I commented last week on the failure of the same-sex-marriage petitioners in Obergefell to confront what I consider respondents' strongest argument: the inference in Heller v. Doe of a "commonsense distinction" from the fact that that "the law has long treated the classes as distinct." The first 13 petitioner-side amici (briefs available here) unfortunately likewise fail to confront Heller. Two of them (here at 10 and here at 26) cite the preceding sentence--that ancient lineage does not immunize a distinction from rational-basis attack--but without mentioning the commonsense-distinction point, which treats tradition as an important positive consideration in favor of the reasonableness of a distinction. Indeed, one of the briefs (here at 10) cites Heller for the proposition that reliance on tradition affirmatively violates the Equal Protection Clause, a notion belied by Heller itself. Another brief (here at 34) notes that "history plays a critical role in the Court's equal-protection analysis," but without mentioning the role history played for such analysis in Heller. Perhaps amicus briefs yet to appear online will do better.

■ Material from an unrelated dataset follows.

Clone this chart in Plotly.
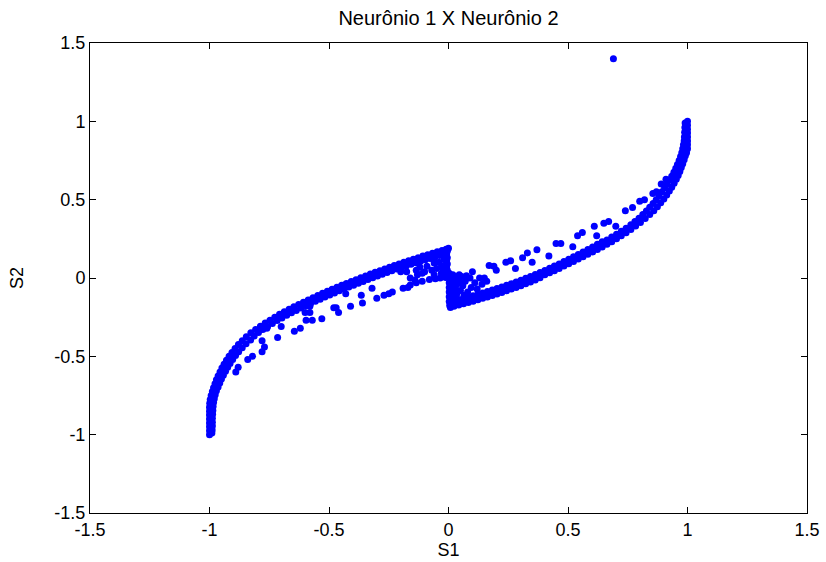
import plotly.graph_objects as go

# ---- Left branch: dense upper edge (row A) ----
left_upper_x = [-1.0, -1.0, -1.0, -1.0, -1.0, -1.0, -1.0, -1.0, -0.999, -0.997, -0.993, -0.988, -0.983, -0.977, -0.971, -0.964, -0.956, -0.948, -0.939, -0.929, -0.918, -0.906, -0.893, -0.879, -0.863, -0.846, -0.827, -0.807, -0.787, -0.767, -0.747, -0.727, -0.707, -0.687, -0.667, -0.647, -0.627, -0.607, -0.587, -0.567, -0.547, -0.527, -0.507, -0.487, -0.467, -0.447, -0.427, -0.407, -0.387, -0.367, -0.347, -0.327, -0.307, -0.287, -0.267, -0.247, -0.227, -0.207, -0.187, -0.167, -0.147, -0.127, -0.107, -0.087, -0.067, -0.047, -0.027, -0.01, 0.0]
left_upper_y = [-1.0, -0.975, -0.95, -0.925, -0.90, -0.875, -0.85, -0.825, -0.80, -0.775, -0.75, -0.725, -0.70, -0.675, -0.65, -0.625, -0.60, -0.575, -0.55, -0.525, -0.50, -0.475, -0.45, -0.425, -0.40, -0.375, -0.35, -0.328, -0.308, -0.288, -0.269, -0.25, -0.232, -0.215, -0.199, -0.184, -0.169, -0.154, -0.14, -0.126, -0.112, -0.098, -0.085, -0.072, -0.059, -0.047, -0.035, -0.023, -0.011, 0.001, 0.013, 0.025, 0.036, 0.047, 0.058, 0.069, 0.08, 0.09, 0.1, 0.11, 0.12, 0.13, 0.14, 0.149, 0.158, 0.167, 0.176, 0.184, 0.19]

# ---- Left branch: inner row of the dense band (row B) ----
left_inner_x = [-0.037, -0.057, -0.077, -0.097, -0.117, -0.137, -0.157, -0.177, -0.197, -0.217, -0.237, -0.257, -0.277, -0.297, -0.317, -0.337, -0.357, -0.377, -0.397, -0.417, -0.437, -0.457, -0.477, -0.497, -0.517, -0.537, -0.557, -0.577, -0.597, -0.617, -0.637, -0.657, -0.677, -0.697, -0.717, -0.737, -0.757, -0.777, -0.795, -0.813,
                -0.828, -0.847, -0.863, -0.878, -0.891, -0.903, -0.914, -0.924, -0.933, -0.942, -0.95, -0.957, -0.964, -0.971, -0.976, -0.98, -0.983, -0.985, -0.986, -0.987, -0.988, -0.988, -0.988, -0.989, -0.99]
left_inner_y = [0.143, 0.134, 0.125, 0.116, 0.107, 0.097, 0.087, 0.077, 0.067, 0.057, 0.046, 0.035, 0.024, 0.013, 0.002, -0.01, -0.022, -0.034, -0.046, -0.058, -0.07, -0.082, -0.095, -0.108, -0.121, -0.135, -0.149, -0.163, -0.177, -0.192, -0.207, -0.222, -0.238, -0.255, -0.272, -0.29, -0.309, -0.328, -0.348, -0.37,
                -0.395, -0.42, -0.445, -0.47, -0.495, -0.52, -0.545, -0.57, -0.595, -0.62, -0.645, -0.67, -0.695, -0.72, -0.745, -0.77, -0.795, -0.82, -0.845, -0.87, -0.895, -0.92, -0.945, -0.97, -0.99]

# ---- Left branch: vertical edge at S1 = 0, lower side and corner cluster ----
left_edge_x = [-0.005, -0.008, -0.005, -0.008, -0.005, -0.008, -0.005, -0.008, -0.005, -0.012, -0.02, -0.018, -0.02, -0.018, -0.025,
               -0.035, -0.055, -0.08, -0.11, -0.135, -0.16, -0.19, -0.235, -0.27, -0.30, -0.36, -0.41, -0.47,
               -0.04, -0.06, -0.05, -0.07, -0.03, -0.1, -0.13, -0.135, -0.175, -0.16, -0.11, -0.03, -0.06, -0.09, -0.12]
left_edge_y = [0.17, 0.15, 0.13, 0.11, 0.09, 0.07, 0.05, 0.03, 0.012, 0.003, 0.16, 0.12, 0.08, 0.04, 0.01,
               0.0, -0.005, -0.01, -0.02, -0.03, -0.045, -0.065, -0.09, -0.11, -0.13, -0.16, -0.18, -0.19,
               0.10, 0.095, 0.06, 0.05, 0.07, 0.04, 0.02, 0.05, 0.04, 0.0, 0.03, 0.03, 0.02, 0.075, 0.07]

# ---- Left branch: scattered inner points ----
left_scatter_x = [-0.84, -0.88, -0.78, -0.77, -0.78, -0.715, -0.70, -0.645, -0.62, -0.596, -0.57, -0.53, -0.58, -0.60, -0.48, -0.46, -0.365, -0.32, -0.43, -0.49, -0.435, -0.70, -0.76, -0.58, -0.25, -0.17, -0.14, -0.2, -0.82, -0.89]
left_scatter_y = [-0.52, -0.57, -0.47, -0.44, -0.40, -0.38, -0.31, -0.34, -0.32, -0.27, -0.27, -0.26, -0.22, -0.22, -0.19, -0.22, -0.11, -0.065, -0.10, -0.08, -0.045, -0.24, -0.32, -0.18, -0.10, -0.06, -0.015, 0.04, -0.50, -0.60]

# ---- Right branch: dense lower edge (row D) ----
right_lower_x = [0.008, 0.023, 0.043, 0.063, 0.083, 0.103, 0.123, 0.143, 0.163, 0.183, 0.203, 0.223, 0.243, 0.263, 0.283, 0.303, 0.323, 0.343, 0.363, 0.383, 0.403, 0.423, 0.443, 0.463, 0.483, 0.503, 0.523, 0.543, 0.563, 0.583, 0.603, 0.623, 0.643, 0.663, 0.683, 0.703, 0.723, 0.743, 0.763, 0.783, 0.803, 0.823, 0.842, 0.859, 0.874, 0.888, 0.901, 0.913, 0.924, 0.934, 0.944, 0.953, 0.961, 0.968, 0.974, 0.98, 0.986, 0.991, 0.996, 1.0, 1.0, 1.0, 1.0, 1.0, 1.0, 1.0, 1.0]
right_lower_y = [-0.188, -0.181, -0.173, -0.165, -0.157, -0.148, -0.139, -0.13, -0.121, -0.112, -0.102, -0.092, -0.082, -0.071, -0.06, -0.049, -0.037, -0.025, -0.013, 0.002, 0.02, 0.033, 0.047, 0.061, 0.076, 0.091, 0.106, 0.121, 0.136, 0.151, 0.166, 0.182, 0.198, 0.215, 0.232, 0.25, 0.269, 0.289, 0.31, 0.332, 0.355, 0.38, 0.405, 0.43, 0.455, 0.48, 0.505, 0.53, 0.555, 0.58, 0.605, 0.63, 0.655, 0.68, 0.705, 0.73, 0.755, 0.78, 0.80, 0.825, 0.85, 0.875, 0.90, 0.925, 0.95, 0.975, 1.0]

# ---- Right branch: inner row of the dense band (row E) ----
right_inner_x = [0.023, 0.043, 0.063, 0.083, 0.103, 0.123, 0.143, 0.163, 0.183, 0.203, 0.223, 0.243, 0.263, 0.283, 0.303, 0.323, 0.343, 0.363, 0.383, 0.403, 0.423, 0.443, 0.463, 0.483, 0.503, 0.523, 0.543, 0.563, 0.583, 0.603, 0.623, 0.643,
                 0.663, 0.683, 0.703, 0.723, 0.743, 0.763, 0.78, 0.797, 0.813, 0.828, 0.842, 0.856, 0.869, 0.881, 0.893, 0.904, 0.915, 0.925, 0.934, 0.943, 0.951, 0.958, 0.965, 0.971, 0.976, 0.98, 0.983, 0.986, 0.987, 0.988, 0.989, 0.99]
right_inner_y = [-0.146, -0.138, -0.130, -0.122, -0.113, -0.104, -0.095, -0.086, -0.077, -0.067, -0.057, -0.047, -0.036, -0.025, -0.014, -0.002, 0.010, 0.022, 0.035, 0.048, 0.062, 0.076, 0.09, 0.105, 0.12, 0.135, 0.15, 0.166, 0.182, 0.198, 0.215, 0.232,
                 0.243, 0.261, 0.279, 0.298, 0.318, 0.34, 0.36, 0.382, 0.405, 0.428, 0.452, 0.476, 0.5, 0.525, 0.55, 0.575, 0.60, 0.625, 0.65, 0.675, 0.70, 0.725, 0.75, 0.775, 0.80, 0.825, 0.85, 0.875, 0.90, 0.93, 0.96, 0.99]

# ---- Right branch: block near S1 = 0 ----
right_block_x = [0.003, 0.003, 0.003, 0.003, 0.003, 0.003, 0.003, 0.005, 0.018, 0.018, 0.018, 0.018, 0.018, 0.018, 0.02, 0.03, 0.035, 0.03, 0.035, 0.03, 0.045, 0.06, 0.05, 0.065, 0.08, 0.07, 0.095, 0.11, 0.09, 0.055, 0.075, 0.12, 0.14, 0.15, 0.13, 0.10, 0.16, 0.045]
right_block_y = [0.03, 0.0, -0.03, -0.06, -0.09, -0.12, -0.15, -0.175, 0.02, -0.02, -0.05, -0.08, -0.11, -0.14, -0.165, 0.0, -0.04, -0.07, -0.1, -0.13, -0.02, -0.05, -0.08, -0.11, -0.09, -0.02, -0.06, -0.03, 0.0, 0.01, 0.015, -0.07, -0.04, 0.0, 0.0, 0.04, -0.02, 0.02]

# ---- Right branch: scattered upper points ----
right_scatter_x = [0.17, 0.19, 0.24, 0.26, 0.31, 0.33, 0.37, 0.45, 0.47, 0.54, 0.56, 0.61, 0.65, 0.67, 0.74, 0.77, 0.80, 0.82, 0.855, 0.87, 0.91, 0.89, 0.20, 0.28, 0.35, 0.42, 0.52, 0.62, 0.70]
right_scatter_y = [0.08, 0.075, 0.10, 0.11, 0.13, 0.16, 0.18, 0.22, 0.22, 0.27, 0.29, 0.33, 0.35, 0.36, 0.43, 0.45, 0.49, 0.50, 0.54, 0.55, 0.63, 0.60, 0.05, 0.06, 0.10, 0.14, 0.20, 0.27, 0.33]

# ---- Isolated point ----
outlier_x = [0.69]
outlier_y = [1.40]

# Axis ticks
tick_vals = [-1.5, -1.0, -0.5, 0.0, 0.5, 1.0, 1.5]
tick_text = ["-1.5", "-1", "-0.5", "0", "0.5", "1", "1.5"]

all_x = (left_upper_x + left_inner_x + left_edge_x + left_scatter_x +
         right_lower_x + right_inner_x + right_block_x + right_scatter_x + outlier_x)
all_y = (left_upper_y + left_inner_y + left_edge_y + left_scatter_y +
         right_lower_y + right_inner_y + right_block_y + right_scatter_y + outlier_y)

FONT = "Liberation Sans, Arial, sans-serif"

fig = go.Figure()
fig.add_trace(go.Scatter(
    x=all_x, y=all_y, mode="markers",
    marker=dict(color="#0000ff", size=7, line=dict(width=0)),
    showlegend=False, hoverinfo="skip",
))

axis_common = dict(
    range=[-1.5, 1.5], tickmode="array", tickvals=tick_vals, ticktext=tick_text,
    ticks="inside", ticklen=6, tickwidth=1, tickcolor="black",
    showline=True, linecolor="black", linewidth=1, mirror="ticks",
    showgrid=False, zeroline=False, automargin=False,
    tickfont=dict(family=FONT, size=18, color="black"),
)

fig.update_layout(
    width=826, height=562,
    margin=dict(l=90, r=19, t=43, b=49),
    paper_bgcolor="white", plot_bgcolor="white",
    font=dict(family=FONT, size=18, color="black"),
    title=dict(text="Neurônio 1 X Neurônio 2", xref="paper", x=0.5, xanchor="center",
               yref="container", y=1 - 18 / 562, yanchor="middle",
               font=dict(family=FONT, size=20, color="black")),
    xaxis=dict(**axis_common, title=dict(text="S1", standoff=3,
               font=dict(family=FONT, size=18, color="black"))),
    yaxis=dict(**axis_common, title=dict(text="S2", standoff=26,
               font=dict(family=FONT, size=18, color="black"))),
)

fig.write_html("out.html")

Update (3/10): With eight more amicus briefs online, still no response to the relevant point from Heller. Like three of the parties and two other amici, the United States's brief (here at 30) quotes Heller's no-immunity sentence without confronting the context, in which the Court deploys tradition to support the existence of a common-sense distinction.  Relying on US v. Virginia and Lawrence, the brief at this point also blurs the difference between a tradition in a single state (which existed, for instance, in the VMI case) and the existence of a long nationwide tradition (at stake in Heller and Obergefell). The Lawrence Court, quoting Justice Stevens's Bowers dissent, stresses that insufficiency of "the fact that the governing majority in a State has traditionally viewed a particular practice as immoral," but the United States's amicus brief glosses this quotation to suggest that Lawrence sees history and tradition as irrelevant, or even negative, considerations in equal-protection law in general. Justice Kennedy made clear in Heller that this is not so; indeed, in Lawrence itself he relied on "our laws and traditions in the past half century." Likewise, the foundation of current gender-classification law, Craig, relied on the clash between the 3.2-beer-only-for-18-year-old-women law and contemporary tradition: "The repeal of most of these laws signals society's perception of the unfairness and questionable constitutionality of singling out groups to bear the brunt of alcohol regulation." Justice Stevens's concurrence noted that the law was unique, "a mere remnant of the now almost universally rejected tradition of discriminating against males in this age bracket." The sort of "almost universal rejection" present in Craig, Lawrence, Virginia, and Romer--not even the 34-16 contemporary legislative split relied upon in Loving--is conspicuously absent in Obergefell.

Update 2 (3/11): Another 38 amici online, presumably all of them now. One more invocation of the ancient-lineage-no-immunity line without the suggestion-of-commonsense-distinction context, here at 24, and still no amici engaging with Heller's use of tradition as a positive means for assessing a distinction's reasonableness. The Institute for Justice brief at 19-20 discusses the relevance of factfinding in Heller, but without mentioning Kennedy's specific use of tradition in the case. It's a bit surprising that none of the 63 briefs so far mention this point. 

Update 3 (3/12): I spoke too soon; twelve more amici today.  One more quotation of the first sentence from Heller without the second (here at 16), and still no response to Heller's positive use of tradition.

Update 4 (3/16): Three more amici, but no references to Heller.